The Imenkovo culture (Russian: Именьковская культура) was an archaeological culture that, from the 4th to 7th centuries, covered much of the Middle Volga region in modern-day Russia, including parts of Tatarstan, Mordovia, Chuvashia and Samara Oblast. It was named after the Imenkovo settlement in Tatarstan.

The Imenkovo economy centered on advanced agrarian practices, notably plow-based farming with iron tools, cultivating crops such as rye, wheat, and barley, alongside livestock breeding and artisanal crafts like metallurgy and pottery. Settlements featured semi-subterranean dwellings and fortified hillforts, while distinctive ceramics reflected ties to western cultures (Zarubintsy, Przeworsk). Despite the absence of identified burial sites, which complicates insights into ritual practices, the culture's technological influence on neighboring Finno-Ugric groups is evident in agricultural and metalworking techniques.

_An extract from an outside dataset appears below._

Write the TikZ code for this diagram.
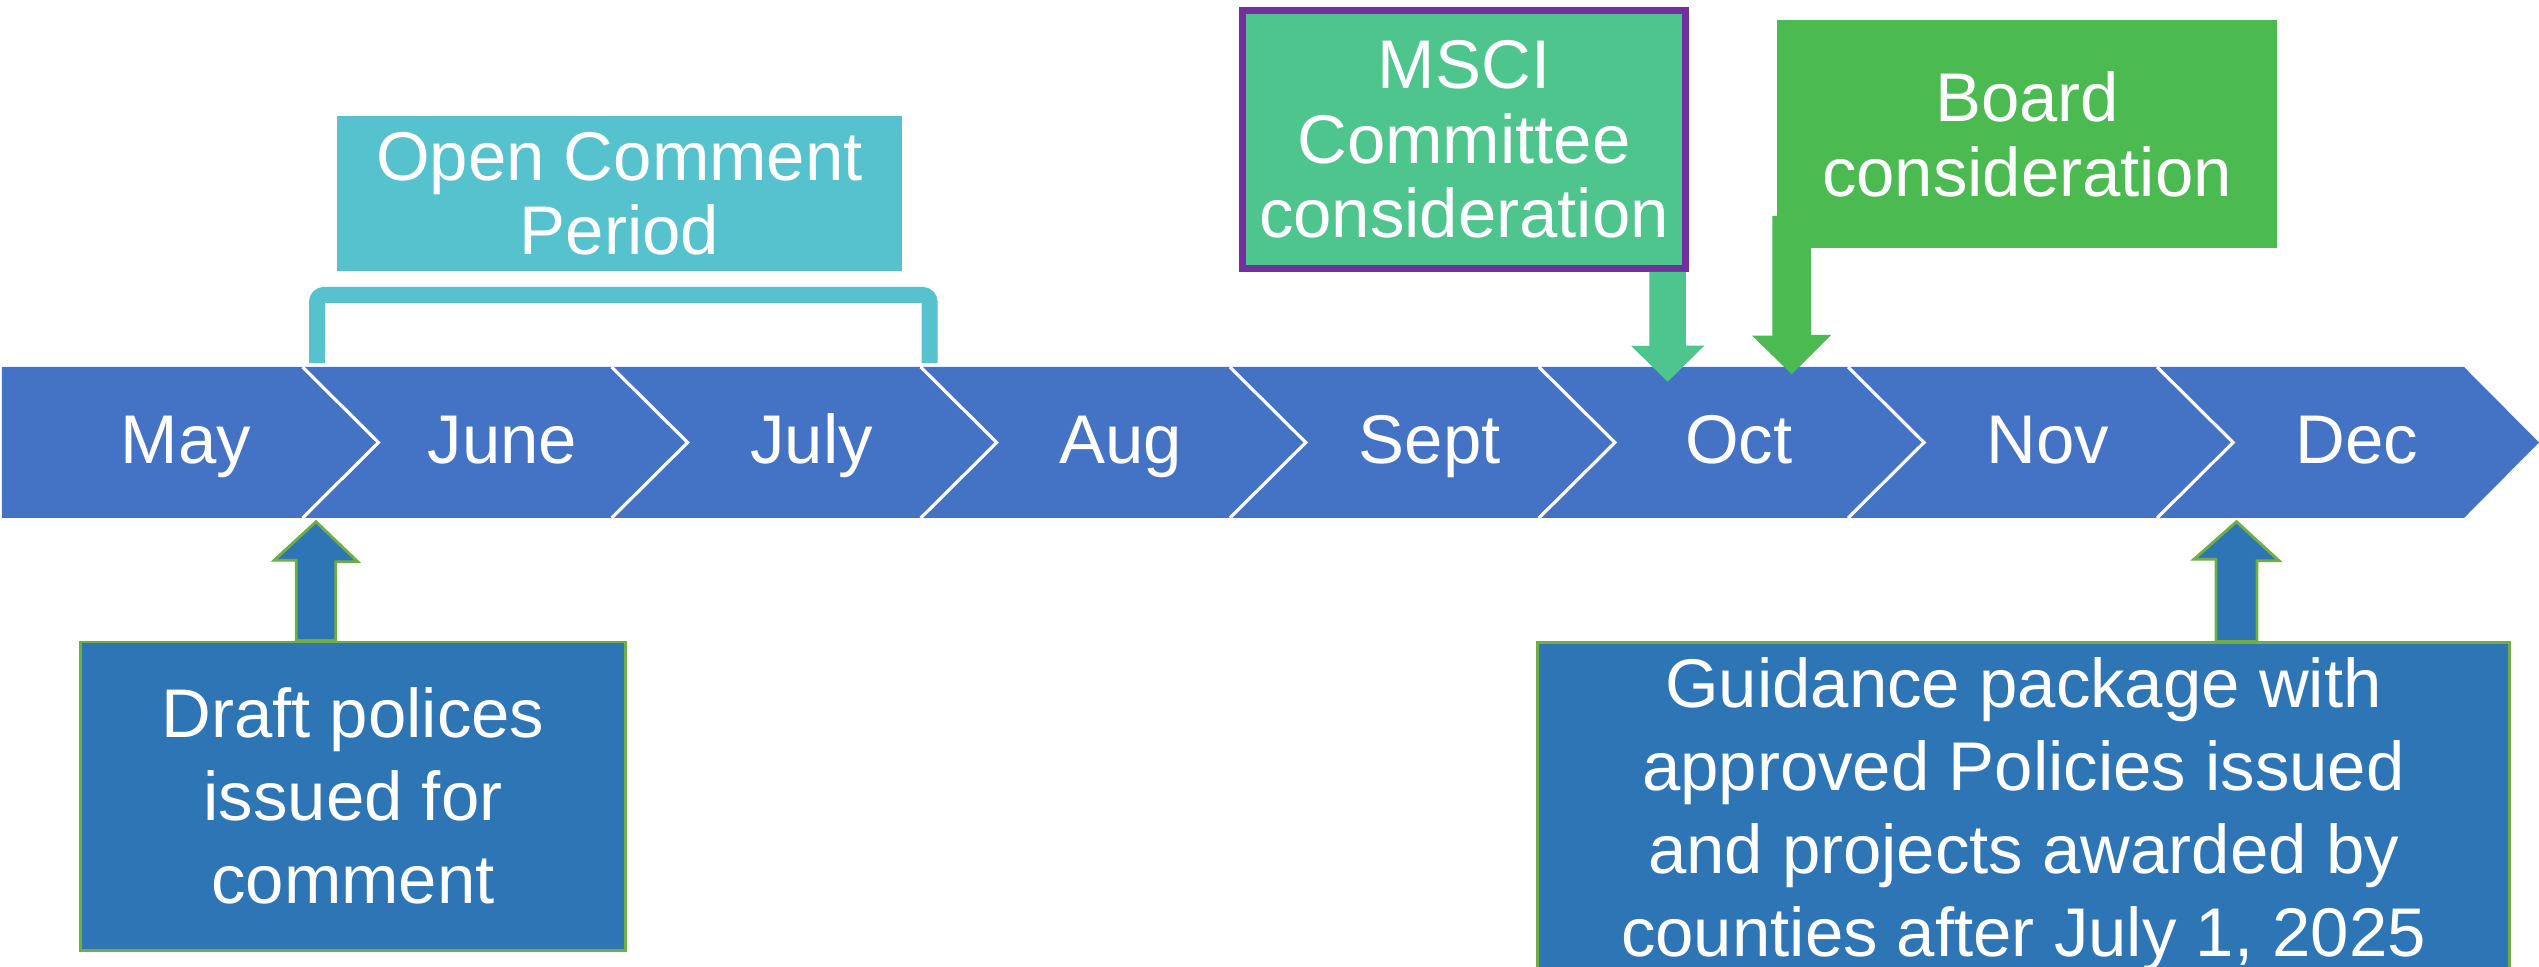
\documentclass[tikz,border=0pt]{standalone}
\usepackage{fontspec}
\setmainfont{Liberation Sans}

\definecolor{bandblue}{RGB}{68,114,196}
\definecolor{boxblue}{RGB}{46,117,182}
\definecolor{edgegreen}{RGB}{112,173,71}
\definecolor{commentteal}{RGB}{86,194,206}
\definecolor{mscigreen}{RGB}{79,197,142}
\definecolor{msciedge}{RGB}{112,48,160}
\definecolor{boardgreen}{RGB}{75,186,80}

\begin{document}
\begin{tikzpicture}[x=0.01cm, y=-0.01cm,
    every node/.style={text=white, inner sep=0pt, font=\fontsize{19.6pt}{21.2pt}\selectfont},
    month/.style={anchor=base},
    topbox/.style={align=center, text depth=0pt},
    tallbox/.style={fill=boxblue, draw=edgegreen, line width=0.8pt, align=center, text depth=0pt, font=\fontsize{19.6pt}{23.6pt}\selectfont},
    upblock/.style={fill=boxblue, draw=edgegreen, line width=0.8pt}]
    \useasboundingbox (0,0) rectangle (2539,967);
    \clip (0,0) rectangle (2539,967);

    % Timeline
    \fill[bandblue] (2,367) -- (2464,367) -- (2539,442.5) -- (2464,518) -- (2,518) -- cycle;
    \foreach \k in {0,...,6}
        \draw[white, line width=0.9pt] ({302.5+309.1*\k},367) -- ++(76,75.5) -- ++(-76,75.5);

    % Months
    \node[month] (may) at (186,464) {May};
    \foreach \n/\m [count=\i] in {june/June, july/July, aug/Aug, sept/Sept, oct/Oct, nov/Nov, dec/Dec}
        \node[month] (\n) at ({302.5+309.1*(\i-1)+200},464) {\m};

    % Open Comment Period
    \node[topbox, fill=commentteal, minimum width=5.65cm, minimum height=1.54cm] (comment) at (619.5,193.5) {Open Comment\\Period};
    \draw[commentteal, line width=4.55pt, rounded corners=2pt] (317,363) -- (317,295) -- (929.5,295) -- (929.5,363);

    % MSCI Committee
    \node[topbox, fill=mscigreen, draw=msciedge, line width=2pt, minimum width=4.43cm, minimum height=2.58cm] (msci) at (1464,139.2) {MSCI\\Committee\\consideration};

    % Board
    \node[topbox, fill=boardgreen, minimum width=5cm, minimum height=2.277cm] (board) at (2027,133.9) {Board\\consideration};

    % Draft policies
    \node[tallbox, minimum width=5.44cm, minimum height=3.08cm] (draft) at (353,796) {Draft polices\\issued for\\comment};

    % Guidance package
    \node[tallbox, minimum width=9.71cm, minimum height=3.28cm] (guidance) at (2023.5,807) {Guidance package with\\approved Policies issued\\and projects awarded by\\counties after July 1, 2025};

    % Arrows
    \coordinate (junetip) at (316,521.7);
    \coordinate (dectip) at (2236.5,521.7);
    \coordinate (octtip) at (1667.7,381.7);
    \coordinate (boardtip) at (1791.7,373);
    \coordinate (draftbase) at (junetip |- draft.north);
    \coordinate (guidebase) at (dectip |- guidance.north);
    \coordinate (mscibase) at (octtip |- msci.south);
    \coordinate (boardbase) at (boardtip |- board.south);

    \draw[upblock] (junetip) -- ++(41.75,40) -- ++(-22,0) -- ([xshift=0.1975cm]draftbase) -- ([xshift=-0.1975cm]draftbase) -- ++(0,-80.3) -- ++(-22,0) -- cycle;
    \draw[upblock] (dectip) -- ++(42.5,39) -- ++(-22,0) -- ([xshift=0.205cm]guidebase) -- ([xshift=-0.205cm]guidebase) -- ++(0,-82.3) -- ++(-22,0) -- cycle;
    \fill[mscigreen] (octtip) -- ++(36.6,-36) -- ++(-18.4,0) -- ([xshift=0.1825cm]mscibase) -- ([xshift=-0.1825cm]mscibase) -- ++(0,74) -- ++(-18.4,0) -- cycle;
    \draw[fill=boardgreen, draw=boardgreen, line width=0.5pt] (boardtip) -- ++(37.5,-37.3) -- ++(-19,0) -- ([xshift=0.185cm, yshift=0.317cm]boardbase) -- ([xshift=-0.185cm, yshift=0.317cm]boardbase) -- ++(0,119.7) -- ++(-19,0) -- cycle;

\end{tikzpicture}
\end{document}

Ethnic attribution remains contentious, with scholars proposing Slavic, Balto-Slavic, or Turkic origins. For instance, Turkic links are posited based on later assimilation with Bulgar groups, though evidence remains sparse. Critics of these theories emphasize the culture's eclectic traits and the lack of definitive proof, underscoring its complex intercultural dynamics.

The culture's decline in the late 7th century coincided with the arrival of the Bulgars, leading to the assimilation of most Imenkovo communities. Valentin Sedov proposed the westward migration of others, who later contributed to the formation of the Volyntsevo culture (linked to the Severians of Slavic chronicles).

== Proposed Balto-Slavic affiliation ==

Proponents of a Slavic connection (starting with Galina Matveyeva in 1981) highlight parallels in material culture, including tools and pottery, with the post-Zarubintsy and early Kiev cultural traditions. A Slavic connection has been tentatively supported by some archaeogenetic studies. According to Sergey Klyashtorny, a "para-Slavic" group on the Middle Volga could explain why some Arab authors placed the Saqaliba people (i.e., Slavs) in the Middle Volga region.

In 2006, Vladimir Napolskikh suggested many potential Balto-Slavic linguistic traces in the Proto-Permic language, including important agricultural terms such as ruʒeg (“rye”), and explained them as loans from the "Imenkovo language". His Balto-Slavic hypothesis suggests a distinct dialectal branch interacting with local Finno-Ugric populations.